The likeliest way BC-PR would be implemented though would mean that nothing would change for rural BC voters, and that very little would change for urban BC voters. Local representation would be preserved, proportionality would be added, and no complicated vote transfers would occur that are hard to explain to your grandmother.
Importantly, this system would put every riding in play. No more do you have “safe ridings” that a party takes for granted because they’re in strong in that area, or “no hope” ridings where a party that’s weak in an area feels forced to ignore. Our current system weakens democracy by making all parties focus on a small number of “swing ridings”, and the opinions of voters in those ridings are effectively more important than the opinions of voters elsewhere. Under BC-PR, with a tiny amount of change to how British Columbians currently vote, every vote in every riding would now count equally because of the proportionality of the urban ridings and the existence of the small number of top-up seats.
What might a sample ballot look like? Perhaps like this:
In a rural area, ballot would be exactly the same as they are now. In an urban riding, you would still vote the same but you’d have more choice in what candidate you wanted to place your single (non-transferable) vote with. Parties strong in an urban area would run multiple candidates, but each candidate would likely promote themselves in a different selection of neighbourhoods (perhaps a nod to the places they have lived or worked in the riding throughout their life). Urban voters would no longer be faced with the challenge of figuring out which of the ever-growing number of ever-smaller urban ridings they’re in this time around. Vancouver voters for example, rather than trying to figure out which of the 11 Vancouver ridings they were in, would probably be in one of two multi-member Vancouver ridings (likely a Vancouver West riding electing 6 people, or a Vancouver East riding electing 5).
The pros of BC-PR are:
– its simplicity, very little in the voting or counting changes, so explaining it to BC voters and Elections BC’s task in educating people about the system is drastically easier
– if the number of MLAs is increased by 10%, then the first run of this system can be done by grouping the existing urban ridings together, with a plan to re-evaluate them afterward
– BC-PR adds a great deal of proportionality with a minimum of change to our system
– the principle of local representation is enshrined in the system in perpetuity, as the number of top-up seats required to make the end-result proportional may actually decline over time as the urban ridings grow in population
– urban ridings growing in population wouldn’t require new boundaries, merely adjustments to the number of MLAs elected in each urban area, which removes one of first-past-the-post’s most complex elements
– independent candidates can contest 90% of the seats
The con of BC-PR is:
– if the number of MLAs aren’t increased by 10%, then an initial boundary commission would be required to draw up new ridings, potentially delaying implementation
A big question is how does this compare to the two forms of PR that most people are familiar with, MMP and STV.

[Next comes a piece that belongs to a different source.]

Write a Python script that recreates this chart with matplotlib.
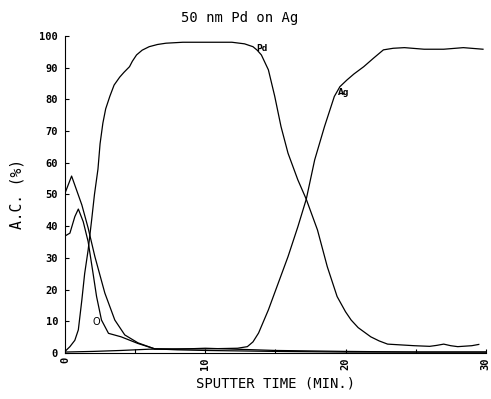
import matplotlib
matplotlib.use("Agg")
import matplotlib.pyplot as plt
from matplotlib.ticker import MultipleLocator

# AES depth profile, 50 nm Pd on Ag
pd_t = [0, 0.35, 0.7, 0.95, 1.2, 1.4, 1.65, 1.9, 2.1, 2.35, 2.5, 2.7, 2.9, 3.2, 3.5, 3.9,
        4.2, 4.6, 4.8, 5.1, 5.5, 6.0, 6.6, 7.2, 8.4, 10, 11.9, 12.8, 13.4, 13.7, 14.0,
        14.5, 14.95, 15.4, 15.9, 16.6, 17.2, 18.0, 18.7, 19.4, 20.0, 20.4, 20.9, 21.8,
        22.4, 23.0, 24.9, 26.0, 26.5, 27.0, 27.5, 28.0, 29.0, 29.5]
pd_v = [0.5, 2, 4, 7.3, 16.7, 25, 32.5, 42, 50, 58, 66, 72.5, 77, 81, 84.5, 87,
        88.5, 90.3, 92, 94, 95.5, 96.6, 97.3, 97.7, 98, 98, 98, 97.5, 96.6, 95.5, 94,
        89.3, 81, 71.4, 63, 54.6, 48.5, 38.8, 27.2, 17.8, 13, 10.4, 8, 5.1,
        3.8, 2.8, 2.3, 2.1, 2.4, 2.8, 2.3, 2.0, 2.3, 2.7]

ag_t = [0, 2, 4, 6, 8, 10, 12.3, 13.0, 13.4, 13.8, 14.5, 15.2, 15.9, 16.6, 17.2, 17.8,
        18.5, 19.2, 19.6, 20.1, 20.6, 21.3, 22.0, 22.7, 23.4, 24.2, 25.6, 27.0, 28.4, 29.8]
ag_v = [0.3, 0.5, 0.8, 1.2, 1.3, 1.3, 1.5, 2, 3.5, 6.3, 13.6, 22, 30.4, 39.8, 48.5, 60.9,
        71.4, 80.9, 84, 86.1, 88, 90.3, 93, 95.6, 96.1, 96.3, 95.8, 95.8, 96.3, 95.8]

o_t = [0, 0.35, 0.7, 0.95, 1.3, 1.65, 2.0, 2.25, 2.6, 3.1, 4.0, 5.2, 6.4, 8, 10, 15, 20, 25, 30]
o_v = [36.9, 37.8, 43, 45.4, 41.4, 35.1, 25.1, 17.8, 10.4, 6.2, 5.1, 3.0, 1.3, 1.0, 0.8,
       0.5, 0.3, 0.3, 0.3]

c_t = [0, 0.47, 1.2, 1.65, 2.13, 2.84, 3.55, 4.26, 5.2, 6.4, 8, 10, 15, 20, 25, 30]
c_v = [50.4, 55.8, 46.7, 39.4, 30.4, 18.9, 10.4, 5.7, 3.2, 1.3, 1.2, 1.5, 0.8, 0.5, 0.3, 0.3]

# curve labels: (text, x, y)
labels = [("Pd", 14.0, 95.9), ("Ag", 19.9, 82.0), ("O", 2.2, 9.8)]

mono = "DejaVu Sans Mono"

fig = plt.figure(figsize=(4.91, 3.99), dpi=100)
ax = fig.add_axes([0.1324, 0.1153, 0.857, 0.7947])

for t, v in [(pd_t, pd_v), (ag_t, ag_v), (o_t, o_v), (c_t, c_v)]:
    ax.plot(t, v, color="black", lw=0.9)

for txt, x, y in labels:
    if txt == "O":
        ax.text(x, y, txt, fontsize=7, ha="center", va="center")
    else:
        ax.text(x, y, txt, fontsize=5.5, fontweight="bold", ha="center", va="center")

ax.set_xlim(0, 30)
ax.set_ylim(0, 100)
ax.spines["top"].set_visible(False)
ax.spines["right"].set_visible(False)
ax.xaxis.set_major_locator(MultipleLocator(10))
ax.xaxis.set_minor_locator(MultipleLocator(5))
ax.yaxis.set_major_locator(MultipleLocator(10))
ax.tick_params(which="both", direction="in", length=3, width=0.8)
ax.tick_params(axis="x", labelrotation=90, pad=3)
ax.tick_params(axis="y", pad=5)
for lab in ax.get_xticklabels() + ax.get_yticklabels():
    lab.set_fontfamily(mono)
    lab.set_fontsize(7.5)
    lab.set_fontweight("bold")

ax.set_xlabel("SPUTTER TIME (MIN.)", fontsize=10, fontfamily=mono, labelpad=5)
ax.set_ylabel("A.C. (%)", fontsize=10.5, fontfamily=mono, labelpad=11)
fig.text(240 / 491, 1 - 18 / 399, "50 nm Pd on Ag", fontsize=10, fontfamily=mono,
         ha="center", va="center")

fig.savefig("out.png", dpi=100)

MMP (mixed-member proportional representation) elects most people in “constituency seats”, often about 50-60% of those to be elected come from these and they’re usually elected under first-past-the-post. The remainder (often 40-50% of the elected members) are selected off of party-lists. All three (MMP, RU-PR, and BC-PR) are mixed-member systems, but MMP requires a great many more top-up candidates to be elected since MMP’s constituency seats usually offer no proportionality at all. RU-PR’s innovation (and it is retained in BC-PR) was to make the urban ridings proportional to reduce the number of top-up candidates required, so this is the defining difference between MMP and BC-PR.

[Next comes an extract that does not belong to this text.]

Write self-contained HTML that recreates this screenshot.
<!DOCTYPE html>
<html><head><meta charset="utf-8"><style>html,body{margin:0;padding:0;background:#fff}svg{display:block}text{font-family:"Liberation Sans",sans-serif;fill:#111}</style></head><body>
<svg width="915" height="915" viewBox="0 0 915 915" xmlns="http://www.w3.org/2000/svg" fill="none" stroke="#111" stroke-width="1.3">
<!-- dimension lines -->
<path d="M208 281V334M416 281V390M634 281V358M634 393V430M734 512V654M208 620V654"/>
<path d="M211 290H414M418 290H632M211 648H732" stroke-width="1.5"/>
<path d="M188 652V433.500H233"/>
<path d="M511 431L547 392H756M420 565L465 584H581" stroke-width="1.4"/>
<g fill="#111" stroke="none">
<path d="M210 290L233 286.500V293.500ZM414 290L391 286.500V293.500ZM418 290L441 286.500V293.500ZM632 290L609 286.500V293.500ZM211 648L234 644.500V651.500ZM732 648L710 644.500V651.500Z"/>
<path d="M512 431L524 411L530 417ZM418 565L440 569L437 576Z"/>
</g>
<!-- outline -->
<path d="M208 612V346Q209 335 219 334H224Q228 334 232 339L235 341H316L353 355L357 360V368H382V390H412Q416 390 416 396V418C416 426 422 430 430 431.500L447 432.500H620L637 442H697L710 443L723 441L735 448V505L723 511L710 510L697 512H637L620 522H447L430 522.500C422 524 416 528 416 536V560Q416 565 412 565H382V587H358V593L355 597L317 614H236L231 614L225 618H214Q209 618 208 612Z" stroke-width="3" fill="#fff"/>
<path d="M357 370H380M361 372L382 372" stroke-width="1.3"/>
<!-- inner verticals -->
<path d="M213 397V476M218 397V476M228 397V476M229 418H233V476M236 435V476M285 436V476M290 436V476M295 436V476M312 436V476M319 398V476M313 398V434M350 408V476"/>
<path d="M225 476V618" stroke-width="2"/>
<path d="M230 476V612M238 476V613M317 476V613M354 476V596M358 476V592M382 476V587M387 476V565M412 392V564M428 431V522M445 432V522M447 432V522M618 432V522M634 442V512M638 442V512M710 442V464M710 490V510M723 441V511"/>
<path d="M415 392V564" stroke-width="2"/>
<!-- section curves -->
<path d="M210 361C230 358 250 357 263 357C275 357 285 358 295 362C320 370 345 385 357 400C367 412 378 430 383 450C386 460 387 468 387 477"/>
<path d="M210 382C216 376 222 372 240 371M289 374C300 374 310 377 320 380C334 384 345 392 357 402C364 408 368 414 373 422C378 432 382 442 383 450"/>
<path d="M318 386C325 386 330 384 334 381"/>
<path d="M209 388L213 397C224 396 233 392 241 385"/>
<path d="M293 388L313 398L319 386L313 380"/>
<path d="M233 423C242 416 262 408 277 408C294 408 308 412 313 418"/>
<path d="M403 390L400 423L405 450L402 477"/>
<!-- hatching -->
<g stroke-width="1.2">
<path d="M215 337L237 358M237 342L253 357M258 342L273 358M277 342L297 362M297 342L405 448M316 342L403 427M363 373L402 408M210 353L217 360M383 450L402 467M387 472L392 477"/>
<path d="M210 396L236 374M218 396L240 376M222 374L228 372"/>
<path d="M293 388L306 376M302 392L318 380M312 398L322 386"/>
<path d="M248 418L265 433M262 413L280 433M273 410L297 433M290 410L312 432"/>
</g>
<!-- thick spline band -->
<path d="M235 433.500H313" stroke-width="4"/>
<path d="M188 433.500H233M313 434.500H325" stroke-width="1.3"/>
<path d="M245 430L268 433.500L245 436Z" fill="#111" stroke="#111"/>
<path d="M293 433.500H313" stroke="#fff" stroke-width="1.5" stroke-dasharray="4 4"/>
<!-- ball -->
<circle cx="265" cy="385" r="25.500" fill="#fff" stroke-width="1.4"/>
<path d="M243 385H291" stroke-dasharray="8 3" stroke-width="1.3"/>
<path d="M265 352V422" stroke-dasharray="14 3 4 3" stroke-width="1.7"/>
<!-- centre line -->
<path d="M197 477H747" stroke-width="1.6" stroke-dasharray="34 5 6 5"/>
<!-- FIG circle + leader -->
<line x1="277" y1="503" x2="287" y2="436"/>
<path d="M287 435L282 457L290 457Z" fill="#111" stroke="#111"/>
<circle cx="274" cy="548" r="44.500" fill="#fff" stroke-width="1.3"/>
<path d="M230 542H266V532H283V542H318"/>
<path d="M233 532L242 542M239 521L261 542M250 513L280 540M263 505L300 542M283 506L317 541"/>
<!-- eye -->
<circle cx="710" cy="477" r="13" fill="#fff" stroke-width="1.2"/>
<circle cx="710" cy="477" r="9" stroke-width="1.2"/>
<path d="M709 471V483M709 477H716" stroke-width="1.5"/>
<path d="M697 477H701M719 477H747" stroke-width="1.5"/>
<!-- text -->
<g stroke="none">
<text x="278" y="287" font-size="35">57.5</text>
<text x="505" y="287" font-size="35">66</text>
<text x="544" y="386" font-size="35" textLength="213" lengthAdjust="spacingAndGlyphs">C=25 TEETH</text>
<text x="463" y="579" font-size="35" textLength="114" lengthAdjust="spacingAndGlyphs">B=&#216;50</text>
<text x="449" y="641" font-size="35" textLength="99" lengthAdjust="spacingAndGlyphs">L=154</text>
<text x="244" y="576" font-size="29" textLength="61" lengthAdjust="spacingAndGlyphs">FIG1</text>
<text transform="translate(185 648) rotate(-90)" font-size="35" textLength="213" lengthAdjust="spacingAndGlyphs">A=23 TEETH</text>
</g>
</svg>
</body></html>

STV (single transferable vote) elects everyone from constituency seats, and because multiple people are elected in each one this makes them proportional. STV is actually the world’s oldest form of PR, and one of its best as everyone represents a geographic area, voters have multiple candidates from the major parties to choose from which improves voter choice, and the ballot is ranked meaning if you can say you like this candidate best, that candidate second best, another candidate third best, etc., which usually means your vote is never wasted and will help elect someone (even if not your first choice). I voted in favour of both referendums on BC switching to STV, and would vote in favour of it a third-time if given the chance.
However, both Horgan and Weaver have suggested that we may not get that chance as STV isn’t the preferred system of either of them, with both leaders citing that the vote transfers (which transfer your vote in part, not in whole) are complicated to explain. STV also requires multi-member ridings, which means rural ridings at least double in size. The former shouldn’t be a concern in my opinion, as counting complexity shouldn’t matter to the voter IMO. As long as the voting process is simple, then the under-the-hood elements ought to be interesting only to a small few political geeks like myself. The latter concern isn’t really a problem IMO, as a popular party in an a large multi-member rural riding would run multiple candidates and divvy up the riding between themselves to avoid overlap. Nonetheless, concerns about counting complexity and rural riding size persist, so BC-PR has been designed to address them head-on. Rural ridings would stay approximately the same in size, and there’s the potential for rural regions to gain significant representation from the top-up seats too. Counting complexity is completely eliminated thanks to non-ranked ballots, and people voting with one-person/one-vote as we do now. BC-PR couldn’t be simpler. You walk into the voting booth, select a single candidate, mark an “X” on a ballot, and you’re done. Counting is similarly simple, the top candidate in each rural riding is elected, the top few candidates in each urban riding are elected, and a small top-up layer guarantees proportionality and all the good that it does for democracy.
Ultimately, though like many PR advocates I have my favourite, I’d be happy with any of the proportional systems mentioned in this article. First-past-the-post weakens democracy by making the opinions of voters in swing ridings more important than the opinions of voters elsewhere, and by wasting votes that never elect anyone, both of which undermine the principle that all voters and all votes should be equal. Proportional representation in all its forms improves democracy by forcing parties and candidates to work together across party ideological lines, rather than the first-past-the-post status quo of parties focusing only on “wedge issues” and “swing ridings” in the hopes of winning that 35-45% of the vote necessary to get all the power. Polls show a majority of British Columbians agree with me that PR would be better, so it’s just about finding a system that’s easy enough to explain that they will understand it and embrace it, and I believe that BC-PR is it.